---------- ITEMS
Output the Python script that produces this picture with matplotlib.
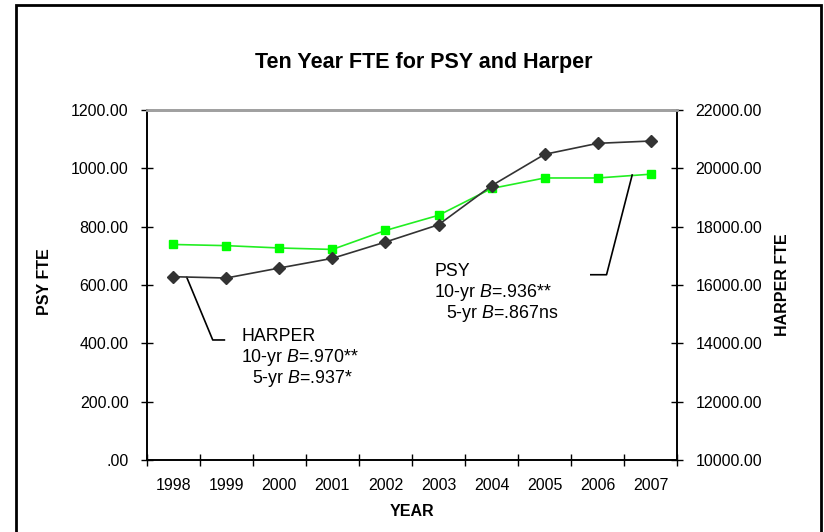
"""
Ten Year FTE for PSY and Harper.
Dual-axis line chart with two annotated regression notes.
"""

import numpy as np
import matplotlib.pyplot as plt
from matplotlib.patches import Rectangle

years = ["1998", "1999", "2000", "2001", "2002",
         "2003", "2004", "2005", "2006", "2007"]
psy_fte = [739, 735, 727, 722, 787, 839, 931, 967, 967, 980]
harper_fte = [16285, 16240, 16583, 16915, 17474,
              18067, 19405, 20481, 20858, 20937]

psy_ticks = [0, 200, 400, 600, 800, 1000, 1200]
psy_tick_labels = [".00", "200.00", "400.00", "600.00",
                   "800.00", "1000.00", "1200.00"]
harper_ticks = [10000, 12000, 14000, 16000, 18000, 20000, 22000]
harper_tick_labels = ["%d.00" % t for t in harper_ticks]

plt.rcParams["font.family"] = ["Liberation Sans", "DejaVu Sans"]
plt.rcParams["mathtext.fontset"] = "custom"
plt.rcParams["mathtext.it"] = "Liberation Sans:italic"
plt.rcParams["mathtext.rm"] = "Liberation Sans"

TICK_FS = 11.5
NOTE_FS = 12.8


def main():
    fig = plt.figure(figsize=(8.24, 5.32), dpi=100)
    ax = fig.add_axes([0.178, 0.1353, 0.644, 0.6579])
    ax2 = ax.twinx()

    x = np.arange(len(years))

    # PSY on the left axis, Harper on the right
    ax.plot(x, psy_fte, color="#22ee22", lw=1.2, marker="s", ms=6,
            mfc="#00ff00", mec="#00ff00", zorder=3)
    ax2.plot(x, harper_fte, color="#333333", lw=1.2, marker="D", ms=5.8,
             mfc="#333333", mec="#333333", zorder=3)

    ax.set_xlim(-0.5, len(years) - 0.5)
    ax.set_ylim(0, 1200)
    ax2.set_ylim(10000, 22000)

    ax.set_yticks(psy_ticks)
    ax.set_yticklabels(psy_tick_labels)
    ax2.set_yticks(harper_ticks)
    ax2.set_yticklabels(harper_tick_labels)

    # tick marks between categories, labels at the centres
    ax.set_xticks(np.arange(-0.5, len(years), 1.0))
    ax.set_xticklabels([])
    ax.set_xticks(x, minor=True)
    ax.set_xticklabels(years, minor=True)
    ax.tick_params(axis="x", which="major", direction="inout", length=9,
                   width=1, color="black")
    ax.tick_params(axis="x", which="minor", length=0, pad=13,
                   labelsize=TICK_FS)
    ax.tick_params(axis="y", direction="inout", length=8, width=1,
                   pad=9, labelsize=TICK_FS)
    ax2.tick_params(axis="y", direction="inout", length=8, width=1,
                    pad=9, labelsize=TICK_FS)

    for a in (ax, ax2):
        for side in ("left", "right", "bottom"):
            a.spines[side].set_color("black")
            a.spines[side].set_linewidth(1.2)
        a.spines["top"].set_color("#a0a0a0")
        a.spines["top"].set_linewidth(2)

    # leader lines and notes
    ax.plot([0.0755, 0.1245, 0.1464], [0.522, 0.343, 0.343],
            color="black", lw=1.2, transform=ax.transAxes, zorder=4)
    ax.plot([0.837, 0.8666, 0.9149], [0.5294, 0.5294, 0.8143],
            color="black", lw=1.2, transform=ax.transAxes, zorder=4)

    notes = [
        (0.1778, 0.352, "HARPER"),
        (0.1778, 0.292, r"10-yr $\it{B}$=.970**"),
        (0.1993, 0.232, r"5-yr $\it{B}$=.937*"),
        (0.5422, 0.538, "PSY"),
        (0.5422, 0.478, r"10-yr $\it{B}$=.936**"),
        (0.5634, 0.419, r"5-yr $\it{B}$=.867ns"),
    ]
    for nx, ny, txt in notes:
        ax.text(nx, ny, txt, transform=ax.transAxes, fontsize=NOTE_FS,
                ha="left", va="center")

    fig.text(0.514, 0.8816, "Ten Year FTE for PSY and Harper",
             fontsize=15.5, fontweight="bold", ha="center", va="center")
    fig.text(0.0546, 0.47, "PSY FTE", rotation=90, fontsize=11.5,
             fontweight="bold", ha="center", va="center")
    fig.text(0.950, 0.464, "HARPER FTE", rotation=90, fontsize=11.5,
             fontweight="bold", ha="center", va="center")
    fig.text(0.5, 0.038, "YEAR", fontsize=11.5, fontweight="bold",
             ha="center", va="center")

    # outer chart frame
    fig.patches.append(Rectangle((16 / 824, -0.05), 805 / 824, 1.04,
                                 transform=fig.transFigure, fill=False,
                                 edgecolor="black", lw=2))

    fig.savefig("out.png", dpi=100)


if __name__ == "__main__":
    main()
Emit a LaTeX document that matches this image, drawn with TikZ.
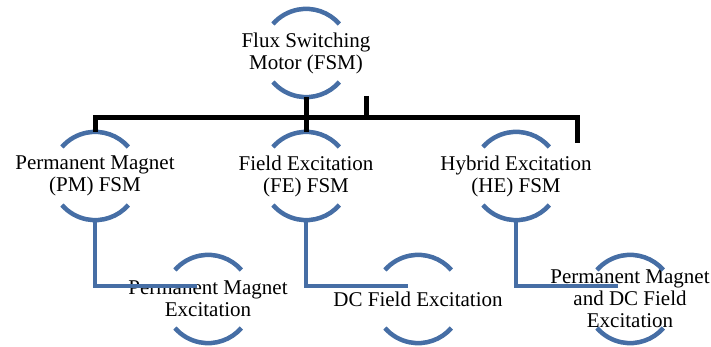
\documentclass[tikz,border=0pt]{standalone}
\usepackage{fontspec}
\setmainfont{Liberation Serif}
\usepackage{tikz}
\usetikzlibrary{positioning}

\definecolor{ringblue}{RGB}{70,110,165}

\begin{document}
\begin{tikzpicture}[
    x=1pt, y=1pt,
    ring/.style={
        circle, minimum size=88pt, inner sep=0pt
    },
    every label/.style={
        align=center, inner sep=0pt,
        font=\fontsize{21}{22}\selectfont
    },
    arcline/.style={draw=ringblue, line width=4.5pt},
    tree/.style={draw=black, line width=5pt},
    elbow/.style={draw=ringblue, line width=4.5pt},
]
\useasboundingbox (0,0) rectangle (711,347);

% Kreise
\node[ring, label={center:Flux Switching\\Motor (FSM)}] (fsm) at (306,294) {};
\node[ring, label={center:Permanent Magnet\\(PM) FSM}]  (pm)  at (95,171)  {};
\node[ring, label={center:Field Excitation\\(FE) FSM}]  (fe)  at (306,171) {};
\node[ring, label={center:Hybrid Excitation\\(HE) FSM}] (he)  at (516,171) {};
\node[ring, label={center:Permanent Magnet\\Excitation}] (pmx) at (208,48) {};
\node[ring, label={center:DC Field Excitation}]          (dcx) at (418,48) {};
\node[ring, label={center:Permanent Magnet\\and DC Field\\Excitation}] (hex) at (630,48) {};

% Boegen
\foreach \n in {fsm,pm,fe,he,pmx,dcx,hex}{
    \draw[arcline] (\n.41) arc (41:139:44pt);
    \draw[arcline] (\n.-41) arc (-41:-139:44pt);
}

% Schwarze Leitungen
\coordinate (barR) at (577,204);
\coordinate (stub) at (366,251);
\draw[tree] (fsm.south) -- (fe.north);
\draw[tree] (pm.north) -- ++(0,14) -| (barR);
\draw[tree] (stub) -- ++(0,-22);

% Blaue Winkel
\draw[elbow] (pm.south) |- ([xshift=-11pt, yshift=13pt]pmx.center);
\draw[elbow] (fe.south) |- ([xshift=-10pt, yshift=13pt]dcx.center);
\draw[elbow] (he.south) |- ([xshift=-12pt, yshift=13pt]hex.center);

\end{tikzpicture}
\end{document}
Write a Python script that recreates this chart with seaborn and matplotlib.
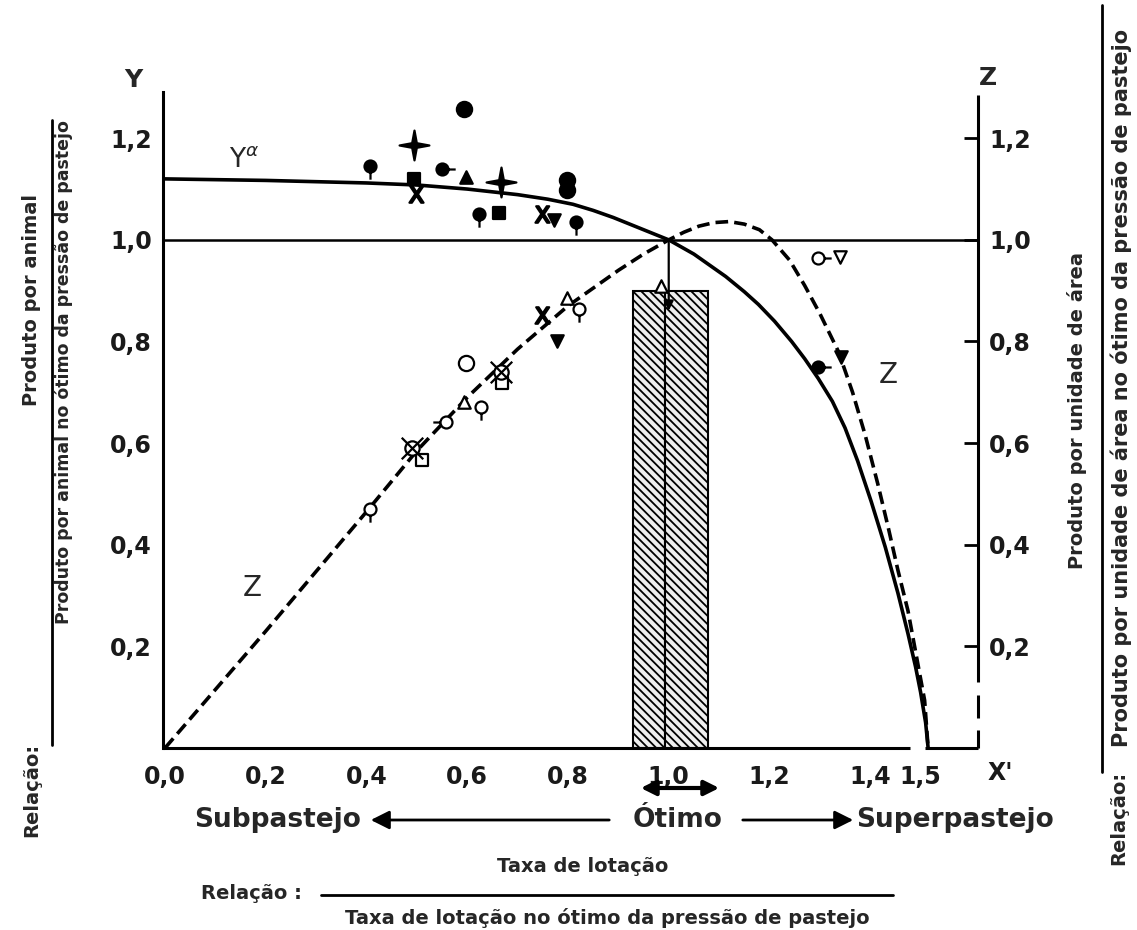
--------------------
- WORK REQUIRED -
Reproduce the records above exactly, leaving out every picture they contain.

- SOLUTION FOR THIS TASK -
Output the Python script that produces this picture with matplotlib.
"""
Ten Year FTE for PSY and Harper.
Dual-axis line chart with two annotated regression notes.
"""

import numpy as np
import matplotlib.pyplot as plt
from matplotlib.patches import Rectangle

years = ["1998", "1999", "2000", "2001", "2002",
         "2003", "2004", "2005", "2006", "2007"]
psy_fte = [739, 735, 727, 722, 787, 839, 931, 967, 967, 980]
harper_fte = [16285, 16240, 16583, 16915, 17474,
              18067, 19405, 20481, 20858, 20937]

psy_ticks = [0, 200, 400, 600, 800, 1000, 1200]
psy_tick_labels = [".00", "200.00", "400.00", "600.00",
                   "800.00", "1000.00", "1200.00"]
harper_ticks = [10000, 12000, 14000, 16000, 18000, 20000, 22000]
harper_tick_labels = ["%d.00" % t for t in harper_ticks]

plt.rcParams["font.family"] = ["Liberation Sans", "DejaVu Sans"]
plt.rcParams["mathtext.fontset"] = "custom"
plt.rcParams["mathtext.it"] = "Liberation Sans:italic"
plt.rcParams["mathtext.rm"] = "Liberation Sans"

TICK_FS = 11.5
NOTE_FS = 12.8


def main():
    fig = plt.figure(figsize=(8.24, 5.32), dpi=100)
    ax = fig.add_axes([0.178, 0.1353, 0.644, 0.6579])
    ax2 = ax.twinx()

    x = np.arange(len(years))

    # PSY on the left axis, Harper on the right
    ax.plot(x, psy_fte, color="#22ee22", lw=1.2, marker="s", ms=6,
            mfc="#00ff00", mec="#00ff00", zorder=3)
    ax2.plot(x, harper_fte, color="#333333", lw=1.2, marker="D", ms=5.8,
             mfc="#333333", mec="#333333", zorder=3)

    ax.set_xlim(-0.5, len(years) - 0.5)
    ax.set_ylim(0, 1200)
    ax2.set_ylim(10000, 22000)

    ax.set_yticks(psy_ticks)
    ax.set_yticklabels(psy_tick_labels)
    ax2.set_yticks(harper_ticks)
    ax2.set_yticklabels(harper_tick_labels)

    # tick marks between categories, labels at the centres
    ax.set_xticks(np.arange(-0.5, len(years), 1.0))
    ax.set_xticklabels([])
    ax.set_xticks(x, minor=True)
    ax.set_xticklabels(years, minor=True)
    ax.tick_params(axis="x", which="major", direction="inout", length=9,
                   width=1, color="black")
    ax.tick_params(axis="x", which="minor", length=0, pad=13,
                   labelsize=TICK_FS)
    ax.tick_params(axis="y", direction="inout", length=8, width=1,
                   pad=9, labelsize=TICK_FS)
    ax2.tick_params(axis="y", direction="inout", length=8, width=1,
                    pad=9, labelsize=TICK_FS)

    for a in (ax, ax2):
        for side in ("left", "right", "bottom"):
            a.spines[side].set_color("black")
            a.spines[side].set_linewidth(1.2)
        a.spines["top"].set_color("#a0a0a0")
        a.spines["top"].set_linewidth(2)

    # leader lines and notes
    ax.plot([0.0755, 0.1245, 0.1464], [0.522, 0.343, 0.343],
            color="black", lw=1.2, transform=ax.transAxes, zorder=4)
    ax.plot([0.837, 0.8666, 0.9149], [0.5294, 0.5294, 0.8143],
            color="black", lw=1.2, transform=ax.transAxes, zorder=4)

    notes = [
        (0.1778, 0.352, "HARPER"),
        (0.1778, 0.292, r"10-yr $\it{B}$=.970**"),
        (0.1993, 0.232, r"5-yr $\it{B}$=.937*"),
        (0.5422, 0.538, "PSY"),
        (0.5422, 0.478, r"10-yr $\it{B}$=.936**"),
        (0.5634, 0.419, r"5-yr $\it{B}$=.867ns"),
    ]
    for nx, ny, txt in notes:
        ax.text(nx, ny, txt, transform=ax.transAxes, fontsize=NOTE_FS,
                ha="left", va="center")

    fig.text(0.514, 0.8816, "Ten Year FTE for PSY and Harper",
             fontsize=15.5, fontweight="bold", ha="center", va="center")
    fig.text(0.0546, 0.47, "PSY FTE", rotation=90, fontsize=11.5,
             fontweight="bold", ha="center", va="center")
    fig.text(0.950, 0.464, "HARPER FTE", rotation=90, fontsize=11.5,
             fontweight="bold", ha="center", va="center")
    fig.text(0.5, 0.038, "YEAR", fontsize=11.5, fontweight="bold",
             ha="center", va="center")

    # outer chart frame
    fig.patches.append(Rectangle((16 / 824, -0.05), 805 / 824, 1.04,
                                 transform=fig.transFigure, fill=False,
                                 edgecolor="black", lw=2))

    fig.savefig("out.png", dpi=100)


if __name__ == "__main__":
    main()
Emit a LaTeX document that matches this image, drawn with TikZ.
\documentclass[tikz,border=0pt]{standalone}
\usepackage{fontspec}
\setmainfont{Liberation Serif}
\usepackage{tikz}
\usetikzlibrary{positioning}

\definecolor{ringblue}{RGB}{70,110,165}

\begin{document}
\begin{tikzpicture}[
    x=1pt, y=1pt,
    ring/.style={
        circle, minimum size=88pt, inner sep=0pt
    },
    every label/.style={
        align=center, inner sep=0pt,
        font=\fontsize{21}{22}\selectfont
    },
    arcline/.style={draw=ringblue, line width=4.5pt},
    tree/.style={draw=black, line width=5pt},
    elbow/.style={draw=ringblue, line width=4.5pt},
]
\useasboundingbox (0,0) rectangle (711,347);

% Kreise
\node[ring, label={center:Flux Switching\\Motor (FSM)}] (fsm) at (306,294) {};
\node[ring, label={center:Permanent Magnet\\(PM) FSM}]  (pm)  at (95,171)  {};
\node[ring, label={center:Field Excitation\\(FE) FSM}]  (fe)  at (306,171) {};
\node[ring, label={center:Hybrid Excitation\\(HE) FSM}] (he)  at (516,171) {};
\node[ring, label={center:Permanent Magnet\\Excitation}] (pmx) at (208,48) {};
\node[ring, label={center:DC Field Excitation}]          (dcx) at (418,48) {};
\node[ring, label={center:Permanent Magnet\\and DC Field\\Excitation}] (hex) at (630,48) {};

% Boegen
\foreach \n in {fsm,pm,fe,he,pmx,dcx,hex}{
    \draw[arcline] (\n.41) arc (41:139:44pt);
    \draw[arcline] (\n.-41) arc (-41:-139:44pt);
}

% Schwarze Leitungen
\coordinate (barR) at (577,204);
\coordinate (stub) at (366,251);
\draw[tree] (fsm.south) -- (fe.north);
\draw[tree] (pm.north) -- ++(0,14) -| (barR);
\draw[tree] (stub) -- ++(0,-22);

% Blaue Winkel
\draw[elbow] (pm.south) |- ([xshift=-11pt, yshift=13pt]pmx.center);
\draw[elbow] (fe.south) |- ([xshift=-10pt, yshift=13pt]dcx.center);
\draw[elbow] (he.south) |- ([xshift=-12pt, yshift=13pt]hex.center);

\end{tikzpicture}
\end{document}
Write a Python script that recreates this chart with seaborn and matplotlib.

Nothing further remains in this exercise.